Nicht so berühmt wurden zwei Filmmusiken, die Terry Riley schon in den siebziger Jahren für europäische Produktionen lieferte: Lex Yeux Fermés & Lifespan. Die Filme – von Joël Santoni bzw. Alexander Whitelaw – sind düster-psychologischer Natur und weitgehend vergessen, obwohl in einem davon immerhin Klaus Kinski die Hauptrolle spielte. Minimal-Music-Pionier Riley, der damals traditionellen indischen Gesang studierte, war bei der Musikproduktion ganz von der Idee modalen Improvisierens erfüllt. Mit elektrischen Keyboards, Saxofon, Tabla, Multitrack, Verzerrern und Echogeräten bastelte er fantastische multiple Exkursionen über Pedaltönen, fesselnd und zeitlos, pendelnd zwischen Ost und West, Ambient und Jazz. Einen gewissen Ruhm erlangte der fast 20-minütige Trance-Trip „Happy Ending“ – pulsfrei, saxofongesättigt, intensiv. Das New-Age-artige „In The Summer“ verbindet elektronische Rhythmusmuster mit sphärischen Vokalklängen. „The Oldtimer“ erinnert sogar an eine swingende Drehorgel.
Europas Minimalist Nr. 1 ist der Engländer Michael Nyman, der – nebenbei bemerkt – den Begriff „Minimal Music“ erfunden hat. Berühmt wurde Nyman durch seine Musik für die exzentrischen Filme von Peter Greenaway, etwa Der Kontrakt des Zeichners oder Der Koch, der Dieb, seine Frau und ihr Liebhaber. Für Michael Nyman/Peter Greenaway – Film Music hat Nyman der Minimal Music eine ganz neue Inspirationsquelle erschlossen, nämlich die Musik der Barock- und Klassik-Epoche. Wenn er sich bei Harmoniefolgen aus Purcells King Arthur oder Motiven aus Mozarts Sinfonia concertante bedient, sie mit Pulsationen, Repetitionen, Zirkelgängen und schrillem Band-Sound verfremdet, dabei Festlichkeit und Absurdität verknüpft und das Ernsthafte dissonant und ziellos werden lässt, dann gewinnt seine Musik – nicht nur für Musikhistoriker – eine geradezu gespenstische Dimension.
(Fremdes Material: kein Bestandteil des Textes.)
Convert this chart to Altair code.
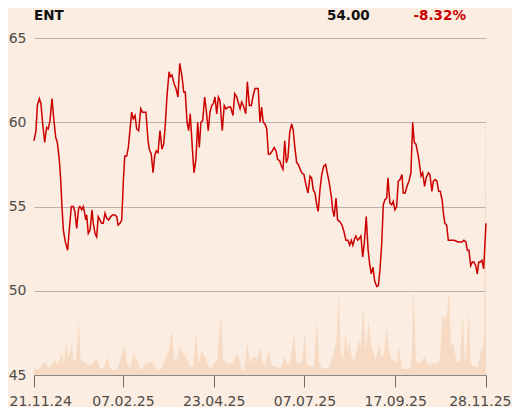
import altair as alt
import pandas as pd

# ---- data ----
ticker = "ENT"
last_price = "54.00"
change_pct = "-8.32%"

price_day = [0.0, 1.1, 1.9, 3.0, 3.9, 4.9, 6.0, 7.1, 8.0, 9.0, 10.1, 11.2, 12.2, 13.1, 14.2, 15.0, 15.7, 16.5,
             17.6, 18.9, 19.8, 21.0, 22.1, 23.0, 24.0, 25.1, 25.8, 26.8, 27.7, 28.3, 29.1, 29.6, 30.5, 31.5,
             32.6, 33.3, 34.3, 35.2, 36.1, 37.1, 38.0, 38.9, 39.9, 40.9, 42.0, 43.1, 44.2, 45.5, 46.5, 47.2,
             48.3, 49.3, 50.2, 51.0, 52.1, 53.0, 53.9, 54.9, 55.8, 56.8, 57.7, 58.8, 60.0, 60.9, 61.8, 62.9,
             64.1, 64.8, 65.9, 66.9, 67.8, 68.7, 69.7, 70.8, 71.9, 72.9, 73.8, 74.7, 75.9, 76.6, 77.5, 78.7,
             79.8, 80.9, 81.9, 83.2, 84.1, 85.0, 86.0, 86.9, 87.8, 88.9, 89.9, 91.0, 92.0, 92.9, 93.8, 94.8,
             95.9, 96.8, 97.9, 98.9, 99.9, 100.8, 101.7, 102.7, 103.6, 104.5, 105.8, 106.9, 107.9, 109.2,
             110.5, 111.8, 112.8, 113.9, 115.0, 115.8, 116.7, 117.6, 119.0, 119.9, 121.0, 122.1, 123.2,
             124.2, 125.1, 126.0, 127.0, 127.9, 128.8, 129.8, 130.8, 131.7, 132.6, 133.9, 135.0, 136.0,
             136.9, 138.1, 139.0, 139.9, 140.9, 141.8, 142.7, 143.7, 144.8, 145.7, 146.7, 147.6, 148.5,
             150.4, 151.7, 152.8, 154.0, 155.1, 156.0, 156.9, 157.9, 158.9, 159.7, 160.7, 161.7, 162.8,
             163.9, 164.8, 165.9, 167.1, 167.8, 168.7, 169.7, 170.6, 171.9, 173.1, 174.2, 175.3, 176.4,
             177.4, 178.3, 179.2, 180.2, 180.9, 181.9, 182.8, 183.7, 184.7, 185.6, 186.7, 187.7, 188.6,
             189.5, 190.5, 191.4, 192.6, 193.5, 194.4, 195.4, 196.3, 197.2, 198.2, 198.9, 200.0, 201.0,
             201.9, 202.8, 203.8, 204.7, 205.7, 206.8, 207.5, 208.6, 209.6, 210.7, 211.8, 212.8, 213.7,
             214.6, 215.6, 216.5, 217.5, 218.4, 219.5, 220.4, 221.6, 222.5, 223.6, 224.4, 225.5, 226.4,
             227.4, 228.3, 229.3, 230.2, 230.9, 231.9, 232.8, 233.8, 234.9, 236.0, 237.1, 238.2, 239.4,
             240.5, 241.6, 242.7, 243.5, 244.4, 245.4, 246.3, 247.2, 248.2, 249.1, 249.9, 250.8, 251.7,
             252.7, 254.0]
price_val = [58.9, 59.5, 61.0, 61.4, 61.1, 59.9, 58.8, 59.7, 59.6, 60.1, 61.4, 60.1, 59.1, 58.8, 57.8, 56.6, 55.0, 53.6,
             52.9, 52.4, 53.6, 55.0, 55.0, 54.7, 53.7, 54.9, 55.0, 54.8, 55.0, 54.7, 54.2, 54.5, 53.4, 53.6,
             54.8, 54.0, 53.4, 53.2, 54.4, 54.2, 54.0, 54.0, 54.6, 54.3, 54.2, 54.4, 54.5, 54.5, 54.4, 53.9,
             54.0, 54.2, 56.5, 58.0, 58.0, 58.5, 59.5, 60.6, 60.2, 60.4, 59.6, 59.5, 60.8, 60.6, 60.6, 60.6,
             58.9, 58.4, 58.1, 57.0, 58.0, 58.3, 58.2, 59.5, 58.4, 58.7, 59.9, 61.5, 63.0, 62.7, 62.8, 62.3,
             62.0, 61.5, 63.5, 62.7, 61.8, 61.8, 60.0, 59.5, 60.5, 58.6, 57.0, 57.8, 60.0, 58.5, 60.0, 60.1,
             61.5, 60.7, 59.5, 60.6, 61.0, 61.1, 61.5, 60.5, 61.5, 61.3, 59.5, 61.0, 60.8, 60.9,
             60.9, 60.4, 61.7, 61.5, 61.1, 60.8, 61.2, 61.0, 60.5, 62.4, 61.0, 61.0, 61.6,
             62.0, 62.0, 62.0, 60.0, 60.9, 60.0, 59.9, 59.6, 58.1, 58.1, 58.3, 58.5, 58.3,
             57.8, 57.7, 57.4, 57.2, 58.9, 57.6, 57.9, 59.4, 59.9, 59.5, 58.4, 57.6, 57.5,
             57.0, 56.9, 56.3, 55.8, 56.8, 56.7, 56.0, 55.8, 55.1, 54.7, 56.0, 56.9, 57.4,
             57.5, 57.0, 56.4, 55.6, 54.8, 54.4, 55.5, 54.2, 54.1, 53.9, 53.5, 53.0, 53.0,
             52.7, 53.0, 52.7, 53.1, 53.25, 53.0, 53.1, 53.25, 52.0, 52.8, 54.4, 52.5, 51.6,
             51.0, 51.4, 50.6, 50.25, 50.3, 51.2, 52.8, 55.1, 55.4, 55.5, 56.7, 55.2, 55.1,
             55.3, 54.8, 55.0, 56.5, 56.6, 56.9, 55.8, 55.8, 56.2, 56.5, 57.0, 60.0, 58.8,
             58.7, 58.2, 57.6, 56.8, 57.0, 56.2, 56.7, 57.0, 56.9, 55.9, 56.5, 56.6, 56.5,
             55.9, 55.9, 55.4, 54.5, 54.0, 53.9, 53.0, 53.0, 53.0, 53.0, 52.95, 52.9, 52.9,
             52.9, 53.0, 52.9, 52.4, 52.4, 51.5, 51.7, 51.7, 51.5, 51.0, 51.7, 51.7, 51.8,
             51.3, 54.0]

vol_day = [0.0, 2.2, 3.9, 6.2, 7.9, 10.1, 11.8, 13.5, 15.6, 16.9, 18.0, 19.3, 20.2, 21.2, 22.3, 23.6, 25.3,
           26.2, 27.5, 29.2, 31.5, 33.2, 35.2, 37.1, 39.3, 41.2, 42.7, 44.4, 46.1, 47.4, 49.3, 50.9, 52.1,
           53.9, 56.2, 57.7, 59.2, 60.5, 62.4, 64.2, 65.6, 67.0, 68.9, 71.8, 74.6, 76.0, 77.4, 78.7, 80.2,
           82.0, 83.9, 85.8, 87.7, 89.5, 91.0, 92.3, 94.2, 96.1, 97.9, 99.8, 101.3, 103.0, 105.1, 106.4,
           108.3, 110.1, 111.8, 113.9, 115.4, 116.7, 118.2, 119.9, 121.4, 122.9, 124.2, 125.5, 127.0,
           128.5, 129.8, 132.0, 133.6, 135.4, 137.3, 139.2, 141.0, 142.3, 143.8, 146.1, 147.6, 149.5,
           150.6, 152.1, 153.2, 155.1, 157.3, 159.0, 160.3, 161.8, 164.1, 165.4, 167.3, 168.7, 170.1,
           171.2, 172.3, 173.8, 175.1, 176.0, 177.2, 178.5, 179.8, 181.3, 182.4, 183.6, 185.0, 186.4,
           188.1, 189.4, 190.7, 192.0, 194.0, 195.4, 196.7, 198.2, 199.5, 201.0, 202.8, 204.0, 205.1,
           206.6, 208.5, 211.3, 212.2, 213.1, 214.6, 215.9, 218.2, 219.7, 221.6, 223.5, 225.3, 227.2,
           228.1, 229.6, 230.9, 232.2, 233.2, 234.3, 235.6, 237.5, 239.4, 240.9, 242.2, 244.3, 245.4,
           247.2, 249.5, 251.0, 252.1, 253.0, 254.0]
vol_val = [2.5, 1.5, 2.5, 4.0, 2.0, 3.0, 4.5, 3.0, 6.5, 3.5, 10.0, 5.0, 7.0, 9.5, 4.0, 4.5, 16.0,
           4.5, 4.0, 3.5, 3.0, 3.5, 5.0, 2.0, 2.0, 5.4, 2.0, 1.5, 1.5, 2.5, 6.0, 8.7, 3.5,
           2.0, 6.4, 4.5, 2.0, 1.5, 3.5, 3.5, 3.9, 3.5, 1.5, 2.0, 5.9, 7.4, 13.9, 4.5, 4.5,
           8.4, 6.4, 5.0, 2.5, 2.5, 12.9, 3.5, 7.2, 5.4, 2.5, 2.0, 3.5, 4.5, 18.0, 4.5,
           3.5, 3.5, 3.5, 6.4, 4.5, 1.5, 1.5, 9.4, 3.5, 5.0, 5.4, 4.5, 8.0,
           3.5, 2.5, 7.2, 3.0, 2.5, 2.0, 2.5, 5.6, 3.0, 3.5, 12.2, 3.5, 3.9,
           3.5, 12.2, 3.5, 2.5, 2.5, 16.3, 3.5, 2.0, 2.0, 2.0, 4.5, 6.9, 10.4,
           24.9, 7.7, 4.5, 13.1, 7.4, 9.9, 5.4, 3.9, 7.4, 10.4, 8.4, 20.1, 7.4,
           16.3, 8.4, 6.9, 4.5, 9.4, 5.0, 7.0, 14.0, 7.4, 4.5, 3.9, 3.5, 9.0,
           2.0, 1.8, 1.8, 4.0, 26.7, 4.5, 3.5, 4.5, 5.4, 3.0, 3.5, 3.5, 3.5,
           4.5, 18.3, 16.0, 18.3, 25.2, 8.4, 9.9, 3.5, 3.9, 18.5, 2.5, 18.8, 3.5,
           2.5, 2.5, 6.9, 7.9, 12.0, 95.5]

tick_days = [0, 50, 101, 152, 203, 254]
tick_labels = ["21.11.24", "07.02.25", "23.04.25", "07.07.25", "17.09.25", "28.11.25"]
y_ticks = [45, 50, 55, 60, 65]

# ---- styling ----
BG = "#FBEDE1"
LINE = "#CC0000"
VOL = "#F7DAC3"
GRID = "#B8B3AE"
TXT = "#4D4A48"
FONT = "DejaVu Sans"

price_df = pd.DataFrame({"day": price_day, "price": price_val})
vol_df = pd.DataFrame({"day": vol_day, "vol": vol_val})

label_expr = "".join(f"datum.value == {d} ? '{l}' : " for d, l in zip(tick_days, tick_labels)) + "''"

x_scale = alt.Scale(domain=[tick_days[0], tick_days[-1]], nice=False, zero=False)
x_axis = alt.Axis(values=tick_days, labelExpr=label_expr, title=None, grid=False,
                  domain=True, domainColor="#8C8A88", ticks=True, tickSize=12,
                  tickColor="#6E6C6A", labelPadding=7, labelFontSize=14,
                  labelColor=TXT, labelFont=FONT, labelFlush=True, labelFlushOffset=25)

vol = alt.Chart(vol_df).mark_area(color=VOL, opacity=1, line=False).encode(
    x=alt.X("day:Q", scale=x_scale, axis=x_axis),
    y=alt.Y("vol:Q", scale=alt.Scale(domain=[0, 100], nice=False), axis=None),
)

line = alt.Chart(price_df).mark_line(color=LINE, strokeWidth=1.5).encode(
    x=alt.X("day:Q", scale=x_scale, axis=x_axis),
    y=alt.Y("price:Q", scale=alt.Scale(domain=[y_ticks[0], y_ticks[-1]], nice=False, zero=False),
            axis=alt.Axis(values=y_ticks, title=None, grid=True, gridColor=GRID, gridWidth=1,
                          domain=False, ticks=False, labelPadding=8, labelFontSize=14,
                          labelColor=TXT, labelFont=FONT)),
)

hdr_style = dict(align="left", baseline="alphabetic", font=FONT, fontSize=13.5, fontWeight="bold")

hdr_ticker = alt.Chart(pd.DataFrame({"t": [ticker]})).mark_text(color="#111111", **hdr_style).encode(
    x=alt.value(0), y=alt.value(-18), text="t:N")

hdr_price = alt.Chart(pd.DataFrame({"t": [last_price]})).mark_text(color="#111111", **hdr_style).encode(
    x=alt.value(293), y=alt.value(-18), text="t:N")

hdr_change = alt.Chart(pd.DataFrame({"t": [change_pct]})).mark_text(color=LINE, **hdr_style).encode(
    x=alt.value(379.5), y=alt.value(-18), text="t:N")

chart = alt.layer(vol, line, hdr_ticker, hdr_price, hdr_change).resolve_scale(
    y="independent"
).properties(
    width=452, height=337,
    background=BG,
    padding={"left": 26, "top": 30, "right": 26, "bottom": 32},
    autosize=alt.AutoSizeParams(type="none"),
).configure_view(stroke=None)

chart.save("out.html", embed_options={"renderer": "svg", "actions": False})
In „Angelfish Decay“ klingen Cembalo und hohe Geigen so bizarr, als wollten sie einen Can-Can oder Charleston rückwärts spielen. Im „Memorial“ eskaliert der Trauermarsch zum Saxofongeheul. Der „Wedding Tango“ hat alle Harmlosigkeit verloren. Da wird das Pochen der Minimal Music zum raffinierten Alptraum.